From Indian trail to railroad line to snaking macadam, the Boston Post Road can be rightly called America’s first artery of commerce, revolution and innovation.
But many Americans- especially outside of New England and not U.S. history majors- have not a clue of what the Boston Post Road is or was and how important the simple pathway was to the growth and prosperity of a colony that became a nation.
Author Eric Jaffe ably informs the historical novice by retracing the long forgotten past of the Boston Post Road and its undeniable impact on the budding nation in The King’s Best Highway from Simon & Schuster.
Jaffe’s popular non-fiction book is 3/4 light history and 1/4 travelogue. It starts at the beginning of the Massachusetts Bay Colony and its first tentative growth outward. To expand, to find new lands, a meandering sometimes coastal, sometimes overland pathway that ran from Boston to New Amsterdam, would become the primary route of travel for a nation.
To keep the reader engaged Jaffe selects some luminaries from U.S. history to chronicle the Boston Post Road’s story. From Winthrop, to Franklin and Washington; Lincoln, Morgan and Barnum, Jaffe demonstrates how the road served the political machinations of the wonderfully seditious founding fathers.
Jaffe’s journalism background helps create solid features within the larger story, spending time to illuminate a story and bring it to conclusion before segueing quite naturally to the next chapter in the road’s history.
Yet The King’s Best Highway is at its strongest is when it’s about the lesser luminaries. Sure the iron-wills of transportation barons is interesting, as is the perfectly sketched out origins of the postal service; but to us the one character that made the whole book worth it was one Lt. Col. Albert Augustus Pope.
We loved Pope because he was a massive proponent of improving and bettering the roadways of America in the late 19th century. The Industrial Revolution was altering the landscape of the United States, turning paths to rails, and eventually rails to highways. But we loved Pope so very much was because the Civil War veteran was also a maniacal proponent of bicycling.
Pope was enamored by the wheeled contraption so much he cornered the market on bike patents, forming the League of American Wheelmen; as well as helping to foster bike travel throughout the east while vigorously defending bicyclist rights against those who sought to infringe upon them.
In The King’s Best Highway it is ironic that the greatest proponent for better roads was a bicyclist. Where today, motorists think they and they alone have the right to asphalt, everyone else should make way and improvements are for their convenience. Think again gas guzzlers! Yet in another ironic twist, Pope’s declaration of freedom enforced by the bike, Jaffe points out, primed the American psyche for the even great travel freedoms of the automobile.

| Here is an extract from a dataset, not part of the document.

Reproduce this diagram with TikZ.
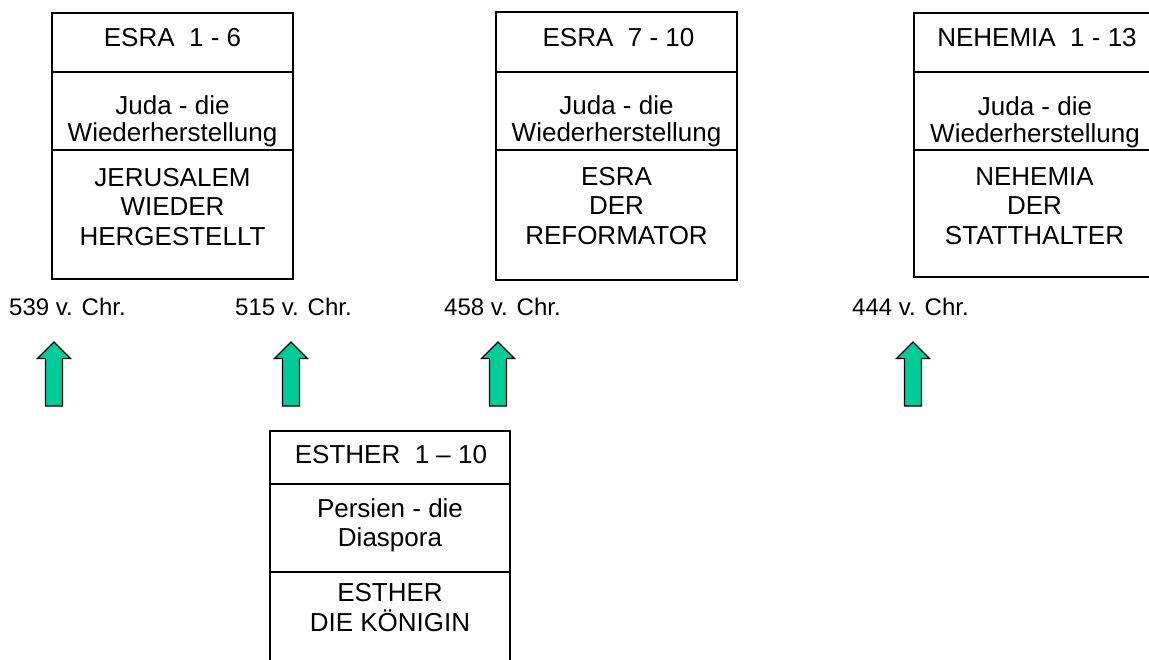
\documentclass[tikz,border=0pt]{standalone}
\usepackage{fontspec}
\setmainfont{Liberation Sans}
\definecolor{arrowgreen}{RGB}{0,204,153}
\begin{document}
\begin{tikzpicture}[x=1pt,y=-1pt,
  row/.style={draw=black, line width=1.3pt, minimum width=241pt, inner sep=0pt, outer sep=0pt, anchor=north west},
  boxtext/.style={font=\fontsize{26}{27}\selectfont, align=center, anchor=north, inner sep=0pt},
  bigtext/.style={font=\fontsize{26}{29.5}\selectfont, align=center, anchor=north, inner sep=0pt},
  datetext/.style={font=\fontsize{24}{28}\selectfont, anchor=north west, inner sep=0pt},
  uparrow/.style={fill=arrowgreen, draw=black, line width=1.2pt, line join=miter}]
\useasboundingbox (0,0) rectangle (1149,659);

% ESRA 1 - 6
\node[row, minimum height=59pt]  (b1a) at (52,13) {};
\node[row, minimum height=78pt]  (b1b) at (52,72) {};
\node[row, minimum height=129pt] (b1c) at (52,150) {};
\node[boxtext] (t1a) at (172.5,28) {ESRA\ \ 1 - 6};
\node[boxtext] (t1b) at (172.5,95) {Juda - die\\Wiederherstellung};
\node[bigtext] (t1c) at (172.5,168) {JERUSALEM\\WIEDER\\HERGESTELLT};

% ESRA 7 - 10
\node[row, minimum height=60pt]  (b2a) at (496,12) {};
\node[row, minimum height=78pt]  (b2b) at (496,72) {};
\node[row, minimum height=130pt] (b2c) at (496,150) {};
\node[boxtext] (t2a) at (618.5,28) {ESRA\ \ 7 - 10};
\node[boxtext] (t2b) at (616.5,95) {Juda - die\\Wiederherstellung};
\node[bigtext] (t2c) at (616.5,167) {ESRA\\DER\\REFORMATOR};

% NEHEMIA 1 - 13
\node[row, minimum height=59pt]  (b3a) at (914,13) {};
\node[row, minimum height=78pt]  (b3b) at (914,72) {};
\node[row, minimum height=127pt] (b3c) at (914,150) {};
\node[boxtext] (t3a) at (1037,28) {NEHEMIA\ \ 1 - 13};
\node[boxtext] (t3b) at (1035,96) {Juda - die\\Wiederherstellung};
\node[bigtext] (t3c) at (1034.5,167) {NEHEMIA\\DER\\STATTHALTER};

% ESTHER 1 - 10
\node[row, minimum width=240pt, minimum height=53pt]  (b4a) at (270,431) {};
\node[row, minimum width=240pt, minimum height=88pt]  (b4b) at (270,484) {};
\node[row, minimum width=240pt, minimum height=110pt] (b4c) at (270,572) {};
\node[boxtext] (t4a) at (391,445) {ESTHER\ \ 1 -- 10};
\node[bigtext, font=\fontsize{26}{29}\selectfont] (t4b) at (390,498) {Persien - die\\Diaspora};
\node[bigtext, font=\fontsize{26}{30}\selectfont] (t4c) at (390,583) {ESTHER\\DIE KÖNIGIN};

% dates
\node[datetext] (d1) at (9,298)   {539 v. Chr.};
\node[datetext] (d2) at (235,298) {515 v. Chr.};
\node[datetext] (d3) at (444,298) {458 v. Chr.};
\node[datetext] (d4) at (852,298) {444 v. Chr.};

% arrows
\foreach \x in {54,291,498,913}{
  \draw[uparrow] (\x,342) -- (\x+16.5,358.5) -- (\x+8.5,358.5) -- (\x+8.5,406)
     -- (\x-8.5,406) -- (\x-8.5,358.5) -- (\x-16.5,358.5) -- cycle;
}
\end{tikzpicture}
\end{document}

If we’re going to be the skunk at The King’s Best Highway garden party, it would be about the final journey Jaffe takes to track-back the old post road. For some reason we found it a bit rushed, less nuanced and more prose prone.
For New Englanders this book is enticing because it ensconces you in a region you know, with street names that haven’t changed in 400 years, but recalls days long gone and men since forgotten.
Overall however The King’s Best Highway demonstrates time and again that Boston truly gave birth to the ideas, innovations and unbridled ambitions that set the standard for a nation. (We love the audacious vivacity and magnificent scope of NYC, but still Boston is our home and soul.)
We find this book especially appealing, partly because of the impending national birthday, but also because it reminds us that no matter how territorial our instincts make us about our homes, cities, states or yes, even sports teams, that at one point it was ‘us against them,’ ‘colonists vs. an empire.’
And that skinny, rutted wild and dangerous road became a backbone to a people who stood up and declared…freedom.
The King’s Best Highway by Eric Jaffe from Simon & Schuster was received by the Boston Book Bums as a free review copy.